━━━ RECORD LIST ━━━

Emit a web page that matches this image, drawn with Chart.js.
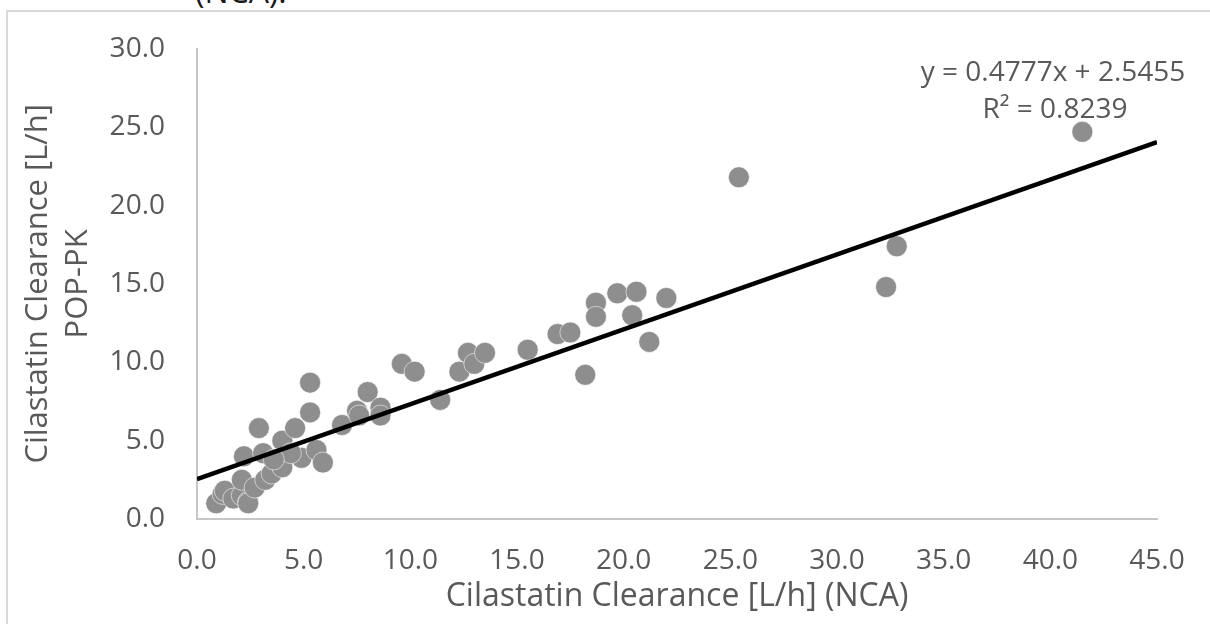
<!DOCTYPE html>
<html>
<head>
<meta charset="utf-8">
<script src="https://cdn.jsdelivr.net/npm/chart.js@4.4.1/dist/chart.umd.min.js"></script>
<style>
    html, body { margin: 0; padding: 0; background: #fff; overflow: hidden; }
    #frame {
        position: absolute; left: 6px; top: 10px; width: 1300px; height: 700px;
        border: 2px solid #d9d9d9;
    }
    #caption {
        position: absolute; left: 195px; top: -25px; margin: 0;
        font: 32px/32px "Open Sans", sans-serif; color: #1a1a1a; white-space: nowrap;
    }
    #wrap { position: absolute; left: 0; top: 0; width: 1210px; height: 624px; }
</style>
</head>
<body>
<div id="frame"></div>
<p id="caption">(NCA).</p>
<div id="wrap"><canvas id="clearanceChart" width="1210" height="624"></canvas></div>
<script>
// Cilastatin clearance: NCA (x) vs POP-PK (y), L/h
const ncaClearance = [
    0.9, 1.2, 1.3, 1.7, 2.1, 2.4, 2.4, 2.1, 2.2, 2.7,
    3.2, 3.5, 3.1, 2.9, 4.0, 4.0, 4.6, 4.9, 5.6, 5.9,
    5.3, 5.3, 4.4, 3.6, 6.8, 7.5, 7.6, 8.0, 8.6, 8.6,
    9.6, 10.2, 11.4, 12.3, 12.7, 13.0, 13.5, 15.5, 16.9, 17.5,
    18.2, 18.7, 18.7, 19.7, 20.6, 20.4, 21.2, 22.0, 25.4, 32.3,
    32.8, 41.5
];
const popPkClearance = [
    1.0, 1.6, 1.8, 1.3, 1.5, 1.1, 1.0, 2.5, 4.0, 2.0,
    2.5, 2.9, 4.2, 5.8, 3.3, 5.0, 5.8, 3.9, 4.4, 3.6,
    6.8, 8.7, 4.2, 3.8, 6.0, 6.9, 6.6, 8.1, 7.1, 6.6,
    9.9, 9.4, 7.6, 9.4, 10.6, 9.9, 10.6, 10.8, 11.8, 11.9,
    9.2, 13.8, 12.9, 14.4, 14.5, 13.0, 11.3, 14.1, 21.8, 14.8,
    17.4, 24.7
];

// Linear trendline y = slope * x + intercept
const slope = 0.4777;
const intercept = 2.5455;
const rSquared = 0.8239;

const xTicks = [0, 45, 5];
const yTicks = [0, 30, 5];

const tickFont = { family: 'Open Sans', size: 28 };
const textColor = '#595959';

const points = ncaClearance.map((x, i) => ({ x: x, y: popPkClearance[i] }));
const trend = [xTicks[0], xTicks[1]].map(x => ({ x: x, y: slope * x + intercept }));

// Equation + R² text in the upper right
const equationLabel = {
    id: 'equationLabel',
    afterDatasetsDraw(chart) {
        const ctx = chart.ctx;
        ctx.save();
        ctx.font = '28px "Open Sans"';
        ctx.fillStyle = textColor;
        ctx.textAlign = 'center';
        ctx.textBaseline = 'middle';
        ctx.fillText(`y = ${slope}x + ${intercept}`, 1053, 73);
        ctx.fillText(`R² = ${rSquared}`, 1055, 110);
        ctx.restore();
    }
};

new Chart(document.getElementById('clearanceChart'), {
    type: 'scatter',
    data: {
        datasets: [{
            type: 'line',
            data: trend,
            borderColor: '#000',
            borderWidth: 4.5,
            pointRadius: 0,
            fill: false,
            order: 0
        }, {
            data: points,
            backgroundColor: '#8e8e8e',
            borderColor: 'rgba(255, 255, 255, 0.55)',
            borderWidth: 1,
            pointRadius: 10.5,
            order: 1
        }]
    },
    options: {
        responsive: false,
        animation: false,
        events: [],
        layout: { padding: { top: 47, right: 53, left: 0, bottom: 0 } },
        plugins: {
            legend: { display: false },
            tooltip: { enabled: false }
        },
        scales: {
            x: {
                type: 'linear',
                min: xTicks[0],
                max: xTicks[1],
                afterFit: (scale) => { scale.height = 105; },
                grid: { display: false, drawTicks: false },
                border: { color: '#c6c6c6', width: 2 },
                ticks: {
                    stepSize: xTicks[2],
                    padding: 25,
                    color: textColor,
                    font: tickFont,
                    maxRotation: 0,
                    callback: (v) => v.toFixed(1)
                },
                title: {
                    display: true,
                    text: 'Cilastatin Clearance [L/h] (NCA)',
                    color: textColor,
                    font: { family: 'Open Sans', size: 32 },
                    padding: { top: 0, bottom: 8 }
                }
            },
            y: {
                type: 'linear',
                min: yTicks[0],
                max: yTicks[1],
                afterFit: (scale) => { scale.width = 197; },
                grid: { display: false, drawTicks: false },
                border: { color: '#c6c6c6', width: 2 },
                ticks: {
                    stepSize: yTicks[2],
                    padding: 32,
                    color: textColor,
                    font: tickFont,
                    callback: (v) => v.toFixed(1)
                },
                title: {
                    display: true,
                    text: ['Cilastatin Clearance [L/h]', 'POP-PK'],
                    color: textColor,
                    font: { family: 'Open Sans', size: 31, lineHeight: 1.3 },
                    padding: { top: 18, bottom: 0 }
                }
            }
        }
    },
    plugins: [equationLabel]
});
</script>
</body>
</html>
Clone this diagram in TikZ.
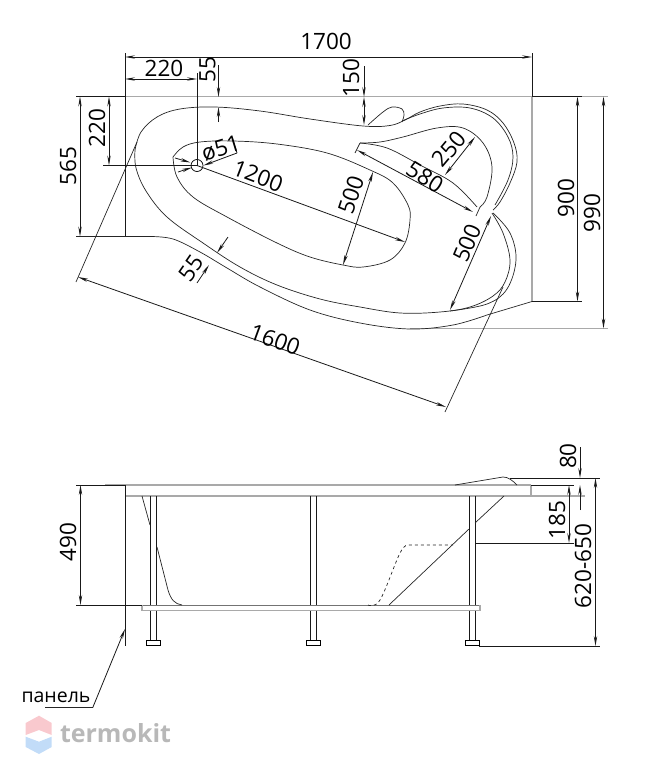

━━━

• _TASK STATEMENT_
Copy everything in the records above except the pictures, exactly as written.

• _TASK SOLUTION_
Emit a web page that matches this image, drawn with Chart.js.
<!DOCTYPE html>
<html>
<head>
<meta charset="utf-8">
<script src="https://cdn.jsdelivr.net/npm/chart.js@4.4.1/dist/chart.umd.min.js"></script>
<style>
    html, body { margin: 0; padding: 0; background: #fff; overflow: hidden; }
    #frame {
        position: absolute; left: 6px; top: 10px; width: 1300px; height: 700px;
        border: 2px solid #d9d9d9;
    }
    #caption {
        position: absolute; left: 195px; top: -25px; margin: 0;
        font: 32px/32px "Open Sans", sans-serif; color: #1a1a1a; white-space: nowrap;
    }
    #wrap { position: absolute; left: 0; top: 0; width: 1210px; height: 624px; }
</style>
</head>
<body>
<div id="frame"></div>
<p id="caption">(NCA).</p>
<div id="wrap"><canvas id="clearanceChart" width="1210" height="624"></canvas></div>
<script>
// Cilastatin clearance: NCA (x) vs POP-PK (y), L/h
const ncaClearance = [
    0.9, 1.2, 1.3, 1.7, 2.1, 2.4, 2.4, 2.1, 2.2, 2.7,
    3.2, 3.5, 3.1, 2.9, 4.0, 4.0, 4.6, 4.9, 5.6, 5.9,
    5.3, 5.3, 4.4, 3.6, 6.8, 7.5, 7.6, 8.0, 8.6, 8.6,
    9.6, 10.2, 11.4, 12.3, 12.7, 13.0, 13.5, 15.5, 16.9, 17.5,
    18.2, 18.7, 18.7, 19.7, 20.6, 20.4, 21.2, 22.0, 25.4, 32.3,
    32.8, 41.5
];
const popPkClearance = [
    1.0, 1.6, 1.8, 1.3, 1.5, 1.1, 1.0, 2.5, 4.0, 2.0,
    2.5, 2.9, 4.2, 5.8, 3.3, 5.0, 5.8, 3.9, 4.4, 3.6,
    6.8, 8.7, 4.2, 3.8, 6.0, 6.9, 6.6, 8.1, 7.1, 6.6,
    9.9, 9.4, 7.6, 9.4, 10.6, 9.9, 10.6, 10.8, 11.8, 11.9,
    9.2, 13.8, 12.9, 14.4, 14.5, 13.0, 11.3, 14.1, 21.8, 14.8,
    17.4, 24.7
];

// Linear trendline y = slope * x + intercept
const slope = 0.4777;
const intercept = 2.5455;
const rSquared = 0.8239;

const xTicks = [0, 45, 5];
const yTicks = [0, 30, 5];

const tickFont = { family: 'Open Sans', size: 28 };
const textColor = '#595959';

const points = ncaClearance.map((x, i) => ({ x: x, y: popPkClearance[i] }));
const trend = [xTicks[0], xTicks[1]].map(x => ({ x: x, y: slope * x + intercept }));

// Equation + R² text in the upper right
const equationLabel = {
    id: 'equationLabel',
    afterDatasetsDraw(chart) {
        const ctx = chart.ctx;
        ctx.save();
        ctx.font = '28px "Open Sans"';
        ctx.fillStyle = textColor;
        ctx.textAlign = 'center';
        ctx.textBaseline = 'middle';
        ctx.fillText(`y = ${slope}x + ${intercept}`, 1053, 73);
        ctx.fillText(`R² = ${rSquared}`, 1055, 110);
        ctx.restore();
    }
};

new Chart(document.getElementById('clearanceChart'), {
    type: 'scatter',
    data: {
        datasets: [{
            type: 'line',
            data: trend,
            borderColor: '#000',
            borderWidth: 4.5,
            pointRadius: 0,
            fill: false,
            order: 0
        }, {
            data: points,
            backgroundColor: '#8e8e8e',
            borderColor: 'rgba(255, 255, 255, 0.55)',
            borderWidth: 1,
            pointRadius: 10.5,
            order: 1
        }]
    },
    options: {
        responsive: false,
        animation: false,
        events: [],
        layout: { padding: { top: 47, right: 53, left: 0, bottom: 0 } },
        plugins: {
            legend: { display: false },
            tooltip: { enabled: false }
        },
        scales: {
            x: {
                type: 'linear',
                min: xTicks[0],
                max: xTicks[1],
                afterFit: (scale) => { scale.height = 105; },
                grid: { display: false, drawTicks: false },
                border: { color: '#c6c6c6', width: 2 },
                ticks: {
                    stepSize: xTicks[2],
                    padding: 25,
                    color: textColor,
                    font: tickFont,
                    maxRotation: 0,
                    callback: (v) => v.toFixed(1)
                },
                title: {
                    display: true,
                    text: 'Cilastatin Clearance [L/h] (NCA)',
                    color: textColor,
                    font: { family: 'Open Sans', size: 32 },
                    padding: { top: 0, bottom: 8 }
                }
            },
            y: {
                type: 'linear',
                min: yTicks[0],
                max: yTicks[1],
                afterFit: (scale) => { scale.width = 197; },
                grid: { display: false, drawTicks: false },
                border: { color: '#c6c6c6', width: 2 },
                ticks: {
                    stepSize: yTicks[2],
                    padding: 32,
                    color: textColor,
                    font: tickFont,
                    callback: (v) => v.toFixed(1)
                },
                title: {
                    display: true,
                    text: ['Cilastatin Clearance [L/h]', 'POP-PK'],
                    color: textColor,
                    font: { family: 'Open Sans', size: 31, lineHeight: 1.3 },
                    padding: { top: 18, bottom: 0 }
                }
            }
        }
    },
    plugins: [equationLabel]
});
</script>
</body>
</html>
Clone this diagram in TikZ.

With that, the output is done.